La guerra y la resurrección
Su suerte cambió en 1846. EE. UU. se hallaba en guerra con México y Texas se había unido al país. Así fue como Samuel H. Walker, un antiguo capitán de los rangers de Texas que había usado sus armas guerreando contra los comanches, se convirtió en oficial del Ejército de EE. UU. y le recomendó. “Sus pistolas –dijo– son las armas más perfectas del mundo para mantener a raya a las tribus indias guerreras y para someter a los mexicanos levantiscos”.
Con su ayuda, el inventor diseñó una nueva arma que llevaba los nombres de ambos, el Colt Walker, y el Ejército les encargó mil unidades. Era un pedido enorme, sobre todo para alguien que había perdido su fábrica cuatro años antes, pero, con el apoyo de un amigo empresario, consiguió entregar las armas al año siguiente.
Colt se centró no solo en introducir mejoras, sino en usar maquinaria de precisión para producir más rápido. En 1856 ya hacía ciento cincuenta armas al día y tenía la fábrica de armas privada más grande del mundo.
Los acontecimientos, además, seguían favoreciéndole.
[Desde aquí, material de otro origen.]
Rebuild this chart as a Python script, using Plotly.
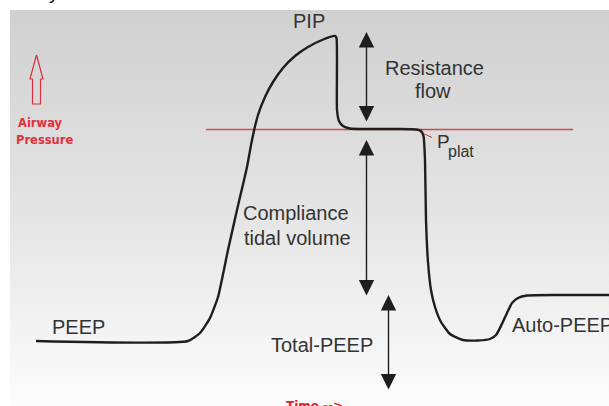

A las guerras contra los indios y los mexicanos se sumó la fiebre del oro de California, en la que miles de personas se trasladaron a unas zonas remotas donde llevar un revólver daba seguridad. Poco después llegó la guerra civil a EE. UU. Colt estuvo vendiendo armas a los dos bandos hasta los días previos a que estallara la contienda, cuando se convirtió en uno de los grandes proveedores del ejército antiesclavista.
Todos los hombres son iguales ante un Colt
Además de la fiabilidad técnica, Samuel Colt se reveló como un genio del marketing. Asoció su marca con los exploradores y aventureros, contratando a algunos de ellos y convirtiendo sus revólveres en un símbolo del Oeste. Buena parte del mito estadounidense del cowboy armado, fiero e independiente puede vincularse con sus eslóganes publicitarios, como “Dios creó a los hombres distintos, el coronel Colt los hizo iguales”.
También dio el salto al sector del lujo. Para promocionar armas exclusivas, regaló a reyes y aristócratas de todo el mundo pistolas con empuñaduras en oro y plata, labradas con motivos florales o animales. Las elaboraba un grupo especial de orfebres que Colt había traído especialmente desde Alemania a su fábrica de Connecticut, donde trabajaban más de mil obreros.
Cuando Samuel Colt murió, a los cuarenta y siete años de edad, era ya el empresario más rico del país. En menos de dos décadas había fabricado cuatrocientas mil armas y había revolucionado no ya ese mercado, sino la historia de EE. UU. La tecnificación de la violencia y el mito del “salvaje Oeste” tienen todavía consecuencias enormes para su nación, aunque el hombre que inspiró esas tradiciones se muriera sin haber disparado jamás a nadie. O eso decía.